Ultrafast Spectroscopy and Energy Transfer in an Organic/Inorganic Composite of Zinc Oxide and Graphite Oxide

This thesis describes the ultrafast processes in a hybrid organic/inorganic composite of Zinc (hydr)oxide and graphite oxide. The zinc phase is a large bandgap semi-conductor metal oxide with broadband visible emission from 430 - 600 nm caused by large density of surface and defects that act as trap states within the bandgap of the metal oxide. These surface states are observed to be brightly luminescent with long lifetimes. Steady state absorption, emission and Raman scattering provide a first look into the nature and effects of the hybridized defect states. Different luminescent structures are observed when the energy of excitation lies below the fundamental band edge of the zinc phase eventhough there is no structure in the absorption spectra caused by these intermediate states. This is analyzed with tunable laser excitation energy and the appearance of the blue-shifted emission with sub band gap excitation energies is attributed to a range of defect levels and the charge transfer state near the band edge of ZnO that becomes unaccessible under resonant absorption due to band bending effects of the excited electrons in the conduction band. In the time domain, the composite system GO shows very long and reversible nanosecond decay characteristics of the GO and shortened decay processes in the zinc phase. It is hypothesized that the overlap of the defect states of the two materials leads to strong interaction of the dense defect states of each material.
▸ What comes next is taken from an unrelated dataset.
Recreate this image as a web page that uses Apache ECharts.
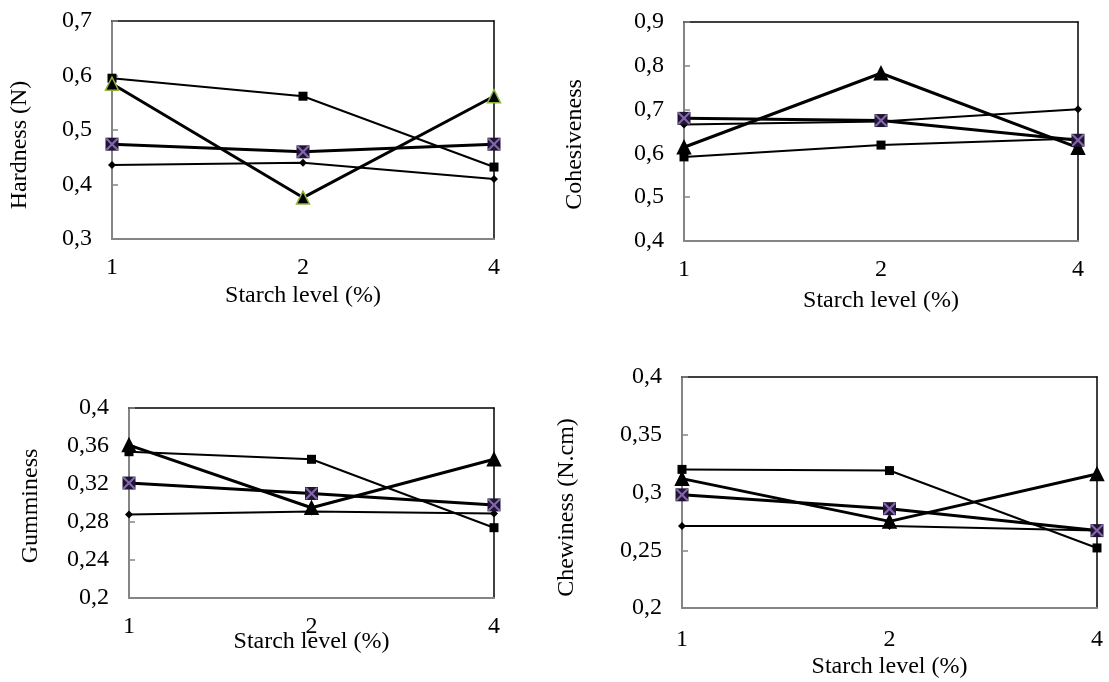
<!DOCTYPE html>
<html>
<head>
<meta charset="utf-8">
<script src="https://cdn.jsdelivr.net/npm/echarts@6/dist/echarts.min.js"></script>
<style>
html,body{margin:0;padding:0;background:#fff;}
#c{width:1109px;height:682px;}
</style>
</head>
<body>
<div id="c"></div>
<script>
// ---- Data ----
const categories = ['1', '2', '4'];
const xAxisTitle = 'Starch level (%)';

const hardnessDiamond  = [0.436, 0.440, 0.410];
const hardnessSquare   = [0.595, 0.562, 0.432];
const hardnessTriangle = [0.585, 0.376, 0.562];
const hardnessCross    = [0.474, 0.460, 0.474];

const cohesDiamond  = [0.666, 0.673, 0.701];
const cohesSquare   = [0.592, 0.619, 0.634];
const cohesTriangle = [0.614, 0.783, 0.613];
const cohesCross    = [0.680, 0.675, 0.630];

const gumDiamond  = [0.288, 0.291, 0.289];
const gumSquare   = [0.354, 0.346, 0.274];
const gumTriangle = [0.361, 0.295, 0.346];
const gumCross    = [0.321, 0.310, 0.298];

const chewDiamond  = [0.271, 0.271, 0.267];
const chewSquare   = [0.320, 0.319, 0.252];
const chewTriangle = [0.312, 0.275, 0.316];
const chewCross    = [0.298, 0.286, 0.267];

const yTitles = ['Hardness (N)', 'Cohesiveness', 'Gumminess', 'Chewiness (N.cm)'];
const yRanges = [[0.3, 0.7, 0.1], [0.4, 0.9, 0.1], [0.2, 0.4, 0.04], [0.2, 0.4, 0.05]];

// ---- Layout ----
const FONT = 'Liberation Serif';
const FS = 24;
const panels = [
  { grid: {left: 112, top: 21, width: 382, height: 218}, yGap: 80, xGap: 45, xMargin: 17, namePad: 30,
    d: hardnessDiamond, s: hardnessSquare, t: hardnessTriangle, x: hardnessCross, triBorder: '#8db43e' },
  { grid: {left: 684, top: 22, width: 394, height: 219}, yGap: 97, xGap: 48, xMargin: 17, namePad: 26,
    d: cohesDiamond, s: cohesSquare, t: cohesTriangle, x: cohesCross, triBorder: '#000' },
  { grid: {left: 129, top: 408, width: 365, height: 190}, yGap: 86, xGap: 32, xMargin: 17, namePad: 6,
    d: gumDiamond, s: gumSquare, t: gumTriangle, x: gumCross, triBorder: '#000' },
  { grid: {left: 682, top: 377, width: 415, height: 231}, yGap: 103, xGap: 47, xMargin: 20, namePad: 30,
    d: chewDiamond, s: chewSquare, t: chewTriangle, x: chewCross, triBorder: '#000' }
];

const fmt = v => (Math.round(v * 1000) / 1000).toString().replace('.', ',');
const XPATH = 'path://M0,0 L2.5,0 L10,7.5 L17.5,0 L20,0 L20,2.5 L12.5,10 L20,17.5 L20,20 L17.5,20 L10,12.5 L2.5,20 L0,20 L0,17.5 L7.5,10 L0,2.5 Z';

const grids = [], xAxes = [], yAxes = [], series = [];
panels.forEach((p, i) => {
  grids.push(Object.assign({containLabel: false}, p.grid));
  const [mn, mx, iv] = yRanges[i];
  xAxes.push({
    gridIndex: i, type: 'category', data: categories, boundaryGap: false, position: 'bottom',
    axisLine: {lineStyle: {color: '#858585', width: 2}}, axisTick: {show: false},
    axisLabel: {fontFamily: FONT, fontSize: FS, color: '#000', margin: p.xMargin},
    name: xAxisTitle, nameLocation: 'middle', nameGap: p.xGap, nameMoveOverlap: false,
    nameTextStyle: {fontFamily: FONT, fontSize: FS, color: '#000'}
  });
  xAxes.push({
    gridIndex: i, type: 'category', data: categories, boundaryGap: false, position: 'top',
    axisLine: {lineStyle: {color: '#000', width: 1.5}}, axisTick: {show: false}, axisLabel: {show: false}
  });
  yAxes.push({
    gridIndex: i, type: 'value', min: mn, max: mx, interval: iv, position: 'left',
    axisLine: {show: true, lineStyle: {color: '#858585', width: 2}},
    axisTick: {show: true, inside: true, length: 6, lineStyle: {color: '#858585', width: 1.5}},
    splitLine: {show: false},
    axisLabel: {fontFamily: FONT, fontSize: FS, color: '#000', margin: 20, formatter: fmt},
    name: yTitles[i], nameLocation: 'middle', nameGap: p.yGap, nameRotate: 90, nameMoveOverlap: false,
    nameTextStyle: {fontFamily: FONT, fontSize: FS, color: '#000', padding: [0, p.namePad, 0, 0]}
  });
  yAxes.push({
    gridIndex: i, type: 'value', min: mn, max: mx, interval: iv, position: 'right',
    axisLine: {show: true, lineStyle: {color: '#000', width: 1.5}},
    axisTick: {show: false}, axisLabel: {show: false}, splitLine: {show: false}
  });
  const xi = i * 2, yi = i * 2;
  const base = {type: 'line', xAxisIndex: xi, yAxisIndex: yi, clip: false, animation: false, showAllSymbol: true};
  series.push(Object.assign({}, base, {
    data: p.d, symbol: 'diamond', symbolSize: 8,
    lineStyle: {color: '#000', width: 2}, itemStyle: {color: '#000'}
  }));
  series.push(Object.assign({}, base, {
    data: p.s, symbol: 'rect', symbolSize: 9,
    lineStyle: {color: '#000', width: 2}, itemStyle: {color: '#000'}
  }));
  series.push(Object.assign({}, base, {
    data: p.t, symbol: 'triangle', symbolSize: 13,
    lineStyle: {color: '#000', width: 3}, itemStyle: {color: '#000', borderColor: p.triBorder, borderWidth: 1.5}
  }));
  series.push(Object.assign({}, base, {
    data: p.x, symbol: 'rect', symbolSize: 13,
    lineStyle: {color: '#000', width: 3}, itemStyle: {color: '#1e1630'}
  }));
  series.push(Object.assign({}, base, {
    data: p.x, symbol: XPATH, symbolSize: 12, lineStyle: {width: 0, opacity: 0},
    itemStyle: {color: '#8466b0'}, silent: true
  }));
});

const chart = echarts.init(document.getElementById('c'), null, {renderer: 'canvas'});
chart.setOption({
  animation: false,
  backgroundColor: '#fff',
  grid: grids, xAxis: xAxes, yAxis: yAxes, series: series
});
</script>
</body>
</html>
To analyze this, spectrally and polarization resolved ultrafast decays are compared between the components in neat form and in composite form to give details on the ultrafast transfer/decay processes. The lifetimes of the different spectral regions of the emission show multi-exponential behavior that can be grouped into three energy regions: the zinc phase exciton, the charge transfer/ surface state overlap emission, and the defect level emission. Comparison of each region as a function of excitation energy build up a energy landscape of the states within the composite to determine the energy transfer processes between the zinc phase and the graphite oxide phase.